Ce 10 octobre 1980, en pleine prière du vendredi, à 13 h 30 précises, la ville d’El-Asnam, à mi-distance entre Oran et Alger, tremble, se tord, comme prise de convulsions. D’une force inouïe, 7,2 sur l’échelle de Richter, le séisme et une violente réplique trois heures plus tard font 2 633 morts, des milliers de blessés, de disparus et de sans-abri sur une population de 120 000 habitants.
La ville offre une vision apocalyptique : un tiers des bâtiments ne sont plus que gravats. Les destructions sont telles qu’El-Asnam – ou plutôt ce qui en reste- se retrouve quasi déconnecté du reste du pays : liaisons téléphoniques, électricité et gaz sont coupés pendant dix jours. La ligne ferroviaire entre Alger et El-Asnam est hors d’usage. Des failles fracturent les routes. Depuis l’épicentre, à Beni Rached, un village à 15 km au nord-est d’El-Asnam, la terre a tremblé dans un rayon de plus de 300 km, jusqu’à Alger, Oran, Tiaret. Et les répliques se sont succédé, entretenant la peur qu’une secousse plus forte encore ne vienne engloutir la ville et ses habitants. Paniqués, les survivants prennent la fuite.
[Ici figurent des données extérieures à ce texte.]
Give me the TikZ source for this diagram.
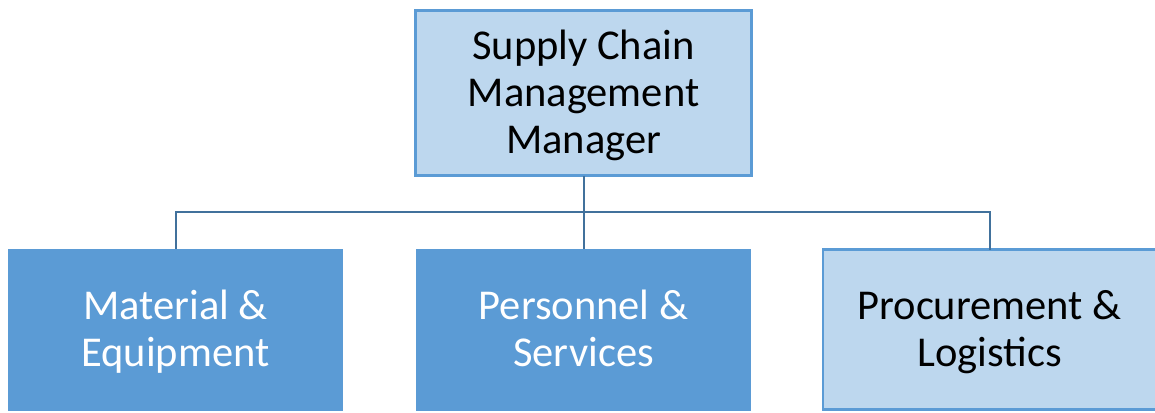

Le bâti ancien, peu élevé – un à deux étages -, a le mieux résisté. Des immeubles récents, vieux d’à peine deux ou trois ans, ne subsistent que des pans de murs troués. Mairie, écoles, mosquées, hôtels, pylônes électriques tout est à terre. L’hôpital lui-même est en ruine, et c’est vers Alger et Oran, à équidistance d’El-Asnam (210 et 220 km), que sont évacués les blessés. L’armée est en première ligne. Des bénévoles qui affluent de toutes parts viennent prêter main-forte. Des équipes de secours sont dépêchées par les gouvernements étrangers. La solidarité et la dignité dont font preuve les Algériens forcent le respect de tous les médias internationaux venus couvrir l’événement.
Il ne s’agit pas là d’une première. En septembre 1954, un séisme d’une magnitude de 6,7 sur l’échelle de Richter avait déjà secoué El-Asnam, qui portait alors le nom d’Orléansville, faisant 1 340 morts. La terre avait également tremblé auparavant, en 1922 et en 1934. Et le risque qu’une telle catastrophe se reproduise est élevé : toute la zone côtière du nord de l’Algérie est située sur une faille due au chevauchement des plaques tectoniques eurasienne et africaine, cette dernière bougeant vers le nord-ouest de près de 6 millimètres par an.
En arabe, el-asnam signifie « les statues » ou « les idoles », en référence à des statues romaines découvertes dans la région. Au lendemain du drame de 1980, la ville est rebaptisée Chlef, du nom du fleuve qui la traverse, pour conjurer le mauvais sort d’une appellation jugée païenne. Dans la foulée, les autorités instaurent une réglementation destinée à réduire le risque sismique. Mais, vingt-huit ans plus tard, des milliers de sinistrés sont encore logés dans les quelque 13 000 chalets préfabriqués censés leur servir d’hébergement provisoire. À bout de patience, leurs occupants se sont soulevés en mai 2008, exigeant que le programme de réhabilitation doté par l’État soit enfin appliqué.